Djokovic looked in serious danger of losing his first set of the tournament when Berdych gave as good as he got, the pair engaging in some captivating rallies from the baseline.

It only went Djokovic's way when he edged a nervous tie-break, and the world number one then lost two service games in a row to go 3-0 down in the second set. He eventually summoned the mental strength to break back and go on to record victory after two hours and 35 minutes on court.

Djokovic admitted he could have lost the match had he not stepped up his game in the second set.

"It was a very close match, it could have gone either way," Djokovic said.

"He could have won the first two sets, he had a double break in the second.

"I don't know how I managed to go ahead, I don't know how I turned it around. I am really happy with the performance. I am playing some of the best tennis on grass of my career.

"Tomas is a very powerful player. As you could see, we went toe to toe in the first set. It was a huge confidence boost to come back and go two sets up."

Djokovic has won eight of the 11 matches he has played against Del Potro, but the 2009 US Open champion has come out on top in their only meeting on grass, which came in the Olympic bronze medal match last summer.

The Argentinian eighth seed suffered a nasty fall in the opening game of his win over David Ferrer yesterday, but, ever the professional, Djokovic is not taking anything for granted.

"He is a great player. I have a great respect for him," the six-time major winner said of Del Potro.

"He's a grand slam winner. He has struggled with injuries in the last few years, but every time he comes back he comes back very strong because he just has this talent and quality.

Meanwhile, Juan Martin del Potro admits he will have to give up his Wimbledon dream if doctors tell him his battered body has taken enough punishment.

The combination of heavy strapping on his left knee and anti-inflammatories – "magic pills", Del Potro called them – saw the Argentinian through a remarkably one-sided Centre Court quarter-final against world number four David Ferrer.

After falling and ricking the knee in the final stages of his third-round win over Slovenian Grega Zemlja, eighth seed Del Potro went over in an almost identical fashion yesterday, inside the first game, as he chased down a ball to his left.

Somehow Del Potro recovered to pull off a 6-2 6-4 7-6 (7/5) victory, unleashing a barrage of just about the fiercest forehands ever witnessed at Wimbledon.
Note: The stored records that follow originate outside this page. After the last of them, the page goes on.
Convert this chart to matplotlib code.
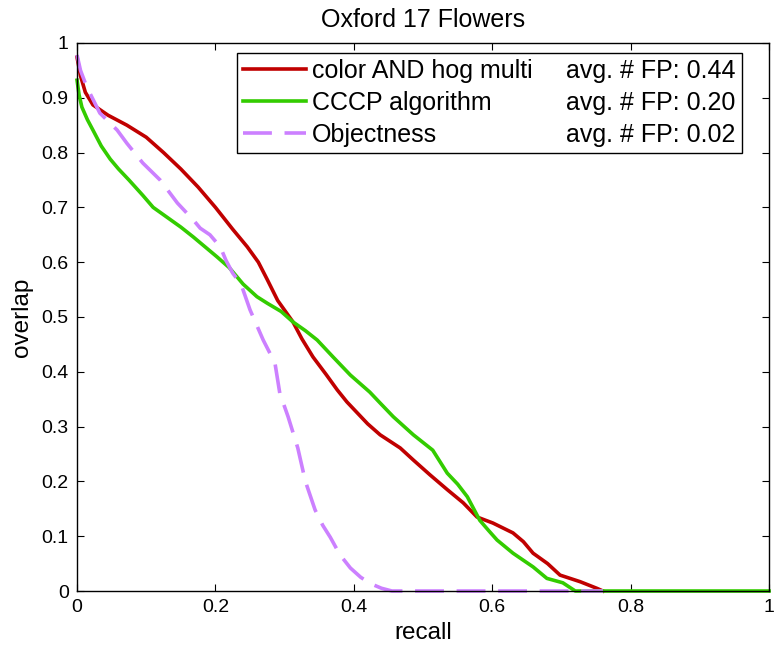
import matplotlib
matplotlib.use("Agg")
import matplotlib.pyplot as plt
from matplotlib.lines import Line2D
from matplotlib.ticker import FormatStrFormatter

plt.rcParams["font.family"] = ["Liberation Sans", "DejaVu Sans"]

# ── data ─────────────────────────────────────────────────────
red_x = [0, 0.005, 0.012, 0.023, 0.045, 0.072, 0.1, 0.125, 0.15, 0.175,
         0.2, 0.225, 0.246, 0.262, 0.275, 0.29, 0.312, 0.325,
         0.341, 0.36, 0.376, 0.39, 0.405, 0.42, 0.438, 0.467, 0.486, 0.51,
         0.535, 0.558, 0.578, 0.601, 0.63, 0.645, 0.659, 0.68, 0.698, 0.727,
         0.751, 0.76]
red_y = [0.974, 0.94, 0.91, 0.887, 0.868, 0.85, 0.828, 0.8, 0.77, 0.737,
         0.70, 0.66, 0.628, 0.6, 0.568, 0.53, 0.491, 0.46,
         0.427, 0.395, 0.367, 0.345, 0.325, 0.305, 0.285, 0.261, 0.239, 0.212,
         0.185, 0.161, 0.135, 0.124, 0.106, 0.09, 0.069, 0.05, 0.029, 0.017,
         0.005, 0.0]

green_x = [0, 0.003, 0.007, 0.015, 0.023, 0.035, 0.048, 0.06, 0.075, 0.095,
           0.11, 0.13, 0.15, 0.168, 0.185, 0.202, 0.22, 0.24, 0.26, 0.275,
           0.295, 0.312, 0.33, 0.347, 0.37, 0.395, 0.423, 0.438, 0.457, 0.486,
           0.514, 0.535, 0.55, 0.564, 0.582, 0.595, 0.607, 0.63, 0.659, 0.679,
           0.702, 0.72, 1.0]
green_y = [0.932, 0.905, 0.883, 0.86, 0.841, 0.812, 0.788, 0.77, 0.75, 0.722,
           0.70, 0.682, 0.664, 0.646, 0.628, 0.61, 0.59, 0.56, 0.537, 0.525,
           0.51, 0.491, 0.475, 0.458, 0.427, 0.394, 0.363, 0.343, 0.318, 0.285,
           0.257, 0.215, 0.195, 0.172, 0.129, 0.11, 0.093, 0.069, 0.044, 0.023,
           0.015, 0.0, 0.0]

purple_x = [0, 0.005, 0.014, 0.033, 0.058, 0.072, 0.095, 0.12, 0.145, 0.168,
            0.178, 0.192, 0.207, 0.215, 0.225, 0.237, 0.25, 0.269, 0.286,
            0.293, 0.305, 0.319, 0.33, 0.344, 0.355, 0.366, 0.38, 0.395,
            0.41, 0.425, 0.44, 0.455, 0.76]
purple_y = [0.978, 0.95, 0.92, 0.872, 0.841, 0.817, 0.781, 0.75, 0.708, 0.677,
            0.662, 0.65, 0.628, 0.604, 0.58, 0.56, 0.513, 0.458, 0.416,
            0.361, 0.318, 0.261, 0.2, 0.148, 0.12, 0.098, 0.066, 0.042,
            0.025, 0.013, 0.005, 0.0, 0.0]

names = ["color AND hog multi", "CCCP algorithm", "Objectness"]
fp_labels = ["avg. # FP: 0.44", "avg. # FP: 0.20", "avg. # FP: 0.02"]
colors = ["#C00000", "#33CC00", "#CC80FF"]

# ── figure ───────────────────────────────────────────────────
fig = plt.figure(figsize=(7.75, 6.55), dpi=100)
ax = fig.add_axes([0.0994, 0.0977, 0.8929, 0.8367])

lw = 2.6
l1, = ax.plot(red_x, red_y, color=colors[0], lw=lw, clip_on=False)
l2, = ax.plot(green_x, green_y, color=colors[1], lw=lw, clip_on=False)
l3, = ax.plot(purple_x, purple_y, color=colors[2], lw=lw, clip_on=False,
              linestyle=(0, (8, 3.5)))

ax.set_xlim(0, 1)
ax.set_ylim(0, 1)
ax.set_xticks([0, 0.2, 0.4, 0.6, 0.8, 1])
ax.set_yticks([i / 10 for i in range(11)])
ax.xaxis.set_major_formatter(FormatStrFormatter("%g"))
ax.yaxis.set_major_formatter(FormatStrFormatter("%g"))
ax.tick_params(direction="in", length=5, width=0.8, labelsize=14,
               top=True, right=True, pad=6)
for sp in ax.spines.values():
    sp.set_linewidth(1.0)

ax.set_xlabel("recall", fontsize=17.5, labelpad=4)
ax.set_ylabel("overlap", fontsize=17.5, labelpad=6)
ax.set_title("Oxford 17 Flowers", fontsize=18, pad=11.5)

# legend: two columns, second column holds the FP text with no line
blank = Line2D([], [], linestyle="none")
leg = ax.legend([l1, l2, l3, blank, blank, blank], names + fp_labels,
                ncol=2, loc="upper right", bbox_to_anchor=(0.961, 0.982),
                borderaxespad=0, fontsize=18, handlelength=2.5,
                handletextpad=0.25, columnspacing=-1.4, labelspacing=0.32,
                fancybox=False, framealpha=1, edgecolor="black",
                borderpad=0.25)
leg.get_frame().set_linewidth(1.0)

fig.savefig("out.png", dpi=100)
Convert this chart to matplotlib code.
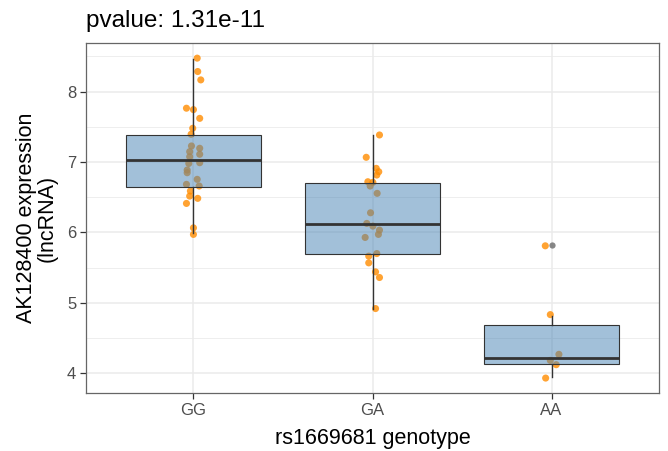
import numpy as np
import matplotlib.pyplot as plt

plt.rcParams['font.family'] = ['Liberation Sans', 'DejaVu Sans']

genotypes = ["GG", "GA", "AA"]

# expression values of each sample
gg_expr = [8.475, 8.285, 8.166, 7.764, 7.744, 7.62, 7.479, 7.394, 7.228, 7.195,
           7.147, 7.11, 7.075, 6.99, 6.98, 6.886, 6.848, 6.754, 6.683, 6.659,
           6.588, 6.516, 6.484, 6.412, 6.065, 5.972]
gg_jit = [0.021, 0.024, 0.041, -0.039, 0.0, 0.035, -0.004, -0.013, -0.011, 0.035,
          -0.021, 0.035, -0.021, 0.035, -0.026, -0.035, -0.035, 0.021, -0.039, 0.032,
          -0.017, -0.021, 0.024, -0.039, 0.0, 0.0]

ga_expr = [7.384, 7.067, 6.91, 6.862, 6.815, 6.72, 6.711, 6.659, 6.555, 6.279,
           6.128, 6.09, 6.033, 5.972, 5.929, 5.70, 5.663, 5.568, 5.44, 5.36, 4.919]
ga_jit = [0.039, -0.035, 0.021, 0.035, 0.024, -0.026, 0.002, -0.013, 0.026, -0.011,
          -0.032, 0.002, 0.039, 0.033, -0.041, 0.024, -0.021, -0.021, 0.017, 0.039, 0.017]

aa_expr = [5.81, 4.833, 4.269, 4.183, 4.122, 3.932]
aa_jit = [-0.035, -0.007, 0.041, -0.007, 0.026, -0.033]

# box statistics as drawn in the reference
q1 = [6.649, 5.70, 4.137]
median = [7.024, 6.122, 4.222]
q3 = [7.384, 6.706, 4.686]
whis_lo = [5.986, 4.913, 3.946]
whis_hi = [8.465, 7.38, 4.82]
outliers = [[], [], [5.815]]

pvalue = "1.31e-11"

fig = plt.figure(figsize=(6.68, 4.51), dpi=100)
ax = fig.add_axes([86 / 668, 58 / 451, 573 / 668, 350 / 451])

pos = np.arange(1, len(genotypes) + 1)

# jitter points first, box drawn over them
for i, (ex, jt) in enumerate([(gg_expr, gg_jit), (ga_expr, ga_jit), (aa_expr, aa_jit)]):
    ax.scatter(pos[i] + np.array(jt), ex, s=26, color="#ff8c00", alpha=0.8,
               edgecolors="none", zorder=2)

stats = []
for i in range(len(genotypes)):
    stats.append(dict(med=median[i], q1=q1[i], q3=q3[i], whislo=whis_lo[i],
                      whishi=whis_hi[i], fliers=outliers[i]))

bp = ax.bxp(stats, positions=pos, widths=0.75, patch_artist=True, showcaps=False,
            boxprops=dict(facecolor=(70/255, 130/255, 180/255, 0.5), edgecolor="#333333", linewidth=0.8),
            medianprops=dict(color="#333333", linewidth=2.0),
            whiskerprops=dict(color="#333333", linewidth=1.0),
            flierprops=dict(marker="o", markerfacecolor="#7a7a7a", markeredgecolor="none",
                            markersize=4.5, alpha=0.9))
for art in bp["boxes"] + bp["whiskers"] + bp["medians"] + bp["fliers"]:
    art.set_zorder(3)

ax.set_xlim(0.4, 3.6)
ax.set_ylim(3.72, 8.69)
ax.set_xticks(pos)
ax.set_xticklabels(genotypes)
ax.set_yticks([4, 5, 6, 7, 8])
ax.set_yticks([4.5, 5.5, 6.5, 7.5, 8.5], minor=True)

ax.grid(True, which="major", color="#ebebeb", linewidth=1.1, zorder=0)
ax.grid(True, which="minor", axis="y", color="#ebebeb", linewidth=0.6, zorder=0)
ax.set_axisbelow(True)
ax.tick_params(which="major", length=4, width=0.9, color="#333333", labelcolor="#4d4d4d",
               labelsize=12, pad=3)
ax.tick_params(which="minor", length=0)
for sp in ax.spines.values():
    sp.set_color("#666666")
    sp.set_linewidth(0.9)

ax.set_xlabel("rs1669681 genotype", fontsize=15.5)
ax.set_ylabel("AK128400 expression\n(lncRNA)", fontsize=15.5, linespacing=1.0)
ax.xaxis.set_label_coords(0.5, -0.1)
ax.yaxis.set_label_coords(-0.049, 0.5)

fig.text(86 / 668, 1 - 27 / 451, "pvalue: " + pvalue, fontsize=17.5, va="baseline", ha="left")

fig.savefig("out.png", dpi=100)
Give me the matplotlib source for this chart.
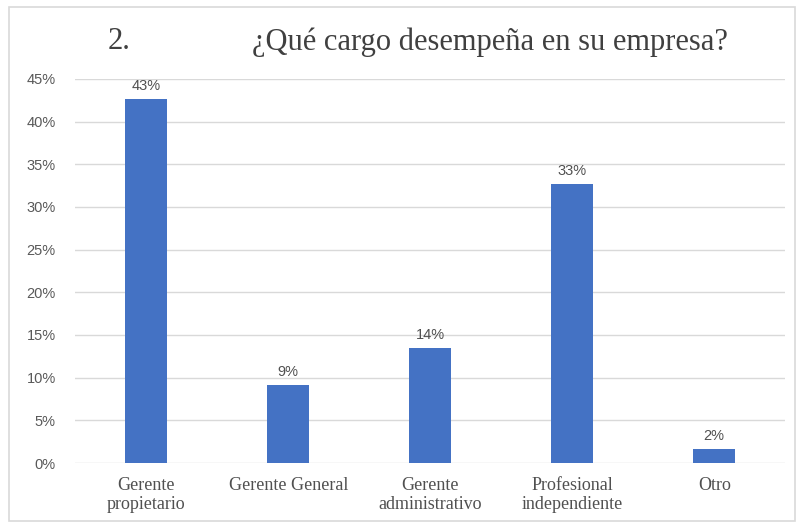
import matplotlib.pyplot as plt
from matplotlib.patches import Rectangle
from matplotlib.ticker import PercentFormatter

categories = ["Gerente\npropietario", "Gerente General", "Gerente\nadministrativo",
              "Profesional\nindependiente", "Otro"]
shares = [0.427, 0.091, 0.135, 0.327, 0.016]
yticks = [0, 0.05, 0.10, 0.15, 0.20, 0.25, 0.30, 0.35, 0.40, 0.45]

fig = plt.figure(figsize=(8, 5.24), dpi=100)
ax = fig.add_axes([0.094, 0.1164, 0.8875, 0.733])

x = range(len(categories))
bars = ax.bar(x, shares, width=0.3, color="#4472c4", zorder=3)

for b, v in zip(bars, shares):
    ax.text(b.get_x() + b.get_width() / 2, v + 0.007, f"{v:.0%}",
            ha="center", va="bottom", fontsize=10.5, color="#505050",
            family="Liberation Sans")

ax.set_xlim(-0.5, len(categories) - 0.5)
ax.set_ylim(0, 0.45)
ax.set_yticks(yticks)
ax.yaxis.set_major_formatter(PercentFormatter(1.0, decimals=0))
ax.set_xticks(list(x))
ax.set_xticklabels(categories, family="Liberation Serif", fontsize=13,
                   color="#505050", linespacing=1.2)
ax.tick_params(axis="both", length=0)
ax.tick_params(axis="x", pad=10)
ax.tick_params(axis="y", labelsize=10.5, labelcolor="#595959", pad=14)
for lbl in ax.get_yticklabels():
    lbl.set_family("Liberation Sans")

ax.grid(axis="y", color="#d9d9d9", linewidth=1, zorder=0)
for s in ax.spines.values():
    s.set_visible(False)

fig.text(0.135, 0.92, "2.", family="Liberation Serif", fontsize=22,
         color="#404040", ha="left", va="center")
fig.text(0.613, 0.92, "¿Qué cargo desempeña en su empresa?",
         family="Liberation Serif", fontsize=22, color="#404040",
         ha="center", va="center")

# light frame around the chart area
fig.patches.append(Rectangle((0.011, 0.006), 0.983, 0.98, transform=fig.transFigure,
                             fill=False, edgecolor="#d9d9d9", linewidth=1.2))

fig.savefig("out.png", dpi=100)
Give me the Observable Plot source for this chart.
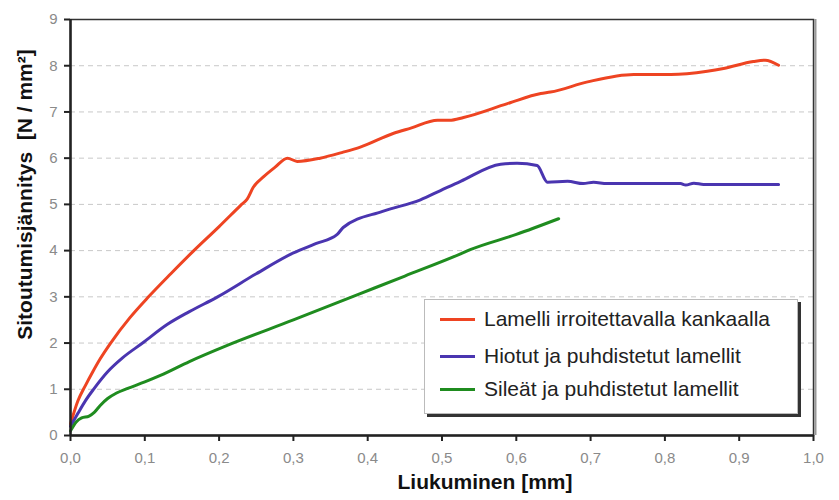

But he admitted he was "really close" to having to pull out of the match.

And while he would love to add a second grand slam title to his 2009 US Open triumph, the 24-year-old said: "I'm not going to put my body at risk. The doctors tell me that with this tape and some anti-inflammatories I can play. If they say something different, I will think.

"I think I was close to retiring. But to be honest, I didn't want to retire in my first quarter at Wimbledon against David Ferrer. The doctors gave me good anti-inflammatories.

"I was thinking good things, being positive all the time. I never thought about my knee after the first set."

Novak Djokovic, the world number one, title favourite and former champion, represents the high wall that stands between Del Potro and the final. And even if the knee does begin to affect him in the semi-final against Djokovic, Del Potro is certain his opponent will also be feeling the strain of two weeks on grass.

He added: "I have experience with injuries. I know it's the semi-finals of a grand slam. All the players feel something, some pains. It's normal. I have my knee problem, but my opponent could have different injuries. You have to be stronger than the rest."